En su “Manifiesto de la arquitectura emocional”, Mathias Goeritz habló de una arquitectura que tiene a la emoción como su principal función. El texto fue leído por él durante la inauguración del Museo experimental El Eco, en 1953. Más de medio siglo más tarde, la idea sigue siendo provocativa.
En principio, la arquitectura debe hacerse de tal modo que no condicione a los habitantes a hacer un uso predeterminado por el arquitecto, del espacio que ha sido puesto a su disposición. De igual modo, es conveniente para quien realiza el proyecto, evitar involucrarse demasiado en su interpretación, teorización y en el control total de la obra, una vez que ha sido terminada.
El uso e interpretación racional de los espacios producidos por arquitectos queda en manos de los usuarios y de los críticos.
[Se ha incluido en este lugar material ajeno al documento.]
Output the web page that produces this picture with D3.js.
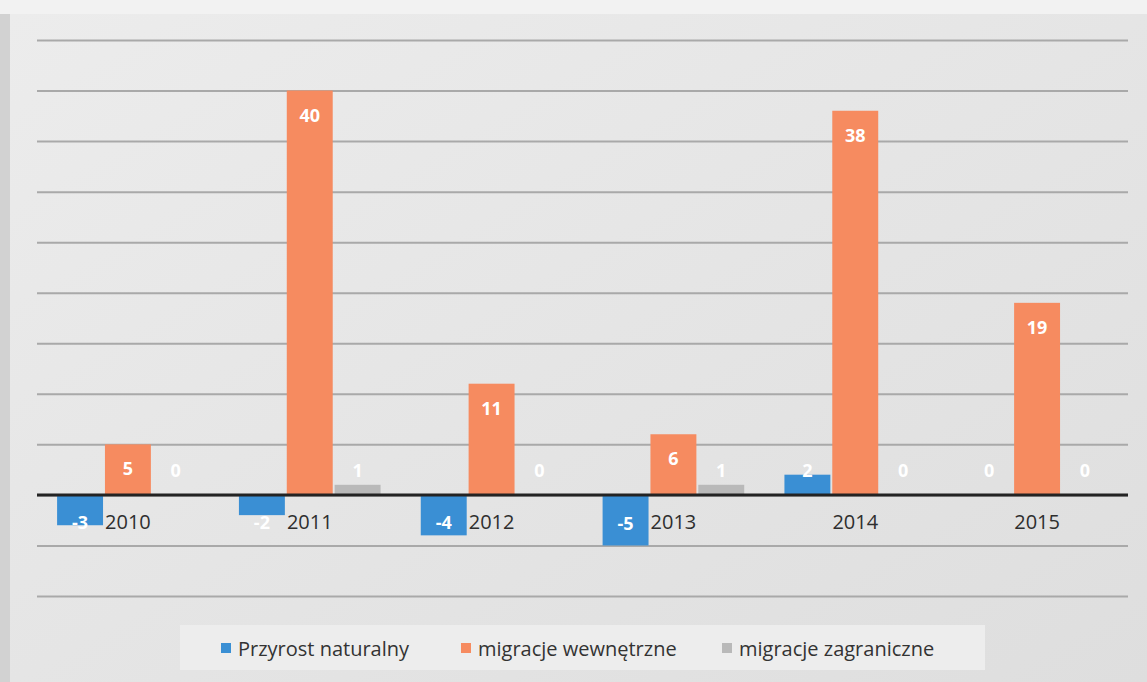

La tarea fundamental de los proyectistas es la de anticipar y planificar los espacios del modo óptimo desde puntos de vista económicos, sociales, estructurales, climáticos, funcionales, expresivos, etcétera. Pero más allá de toda razón, existe también la emoción que un espacio arquitectónico provocará, casi inevitablemente, en sus visitantes.
A pesar de la virtual imposibilidad de condicionamiento de los estímulos emocionales, el arquitecto sí está en posición y tiene pleno derecho y libertad para expresar sus propias emociones a través de su obra.
Uno de los elementos de expresión que no se relaciona con la razón es sin duda el uso del color, aunque desde luego no es el único de ellos. También la luz, las texturas de los materiales, el agua, las proporciones y medidas de los espacios, son elementos de expresión emocional.
Es indescriptible la sensación que uno experimenta cuando penetra en un espacio tan cargado de elementos provocadores de emociones como los espacios religiosos, desde la antigüedad hasta el modernismo. En ellos la luz, el sonido, los aromas y todos los estímulos estéticos están colocados con la intención primordial de emocionarnos, sin que ello demerite la importancia de todos los demás factores racionales que han originado a la obra, pero que no sustituyen a la emoción.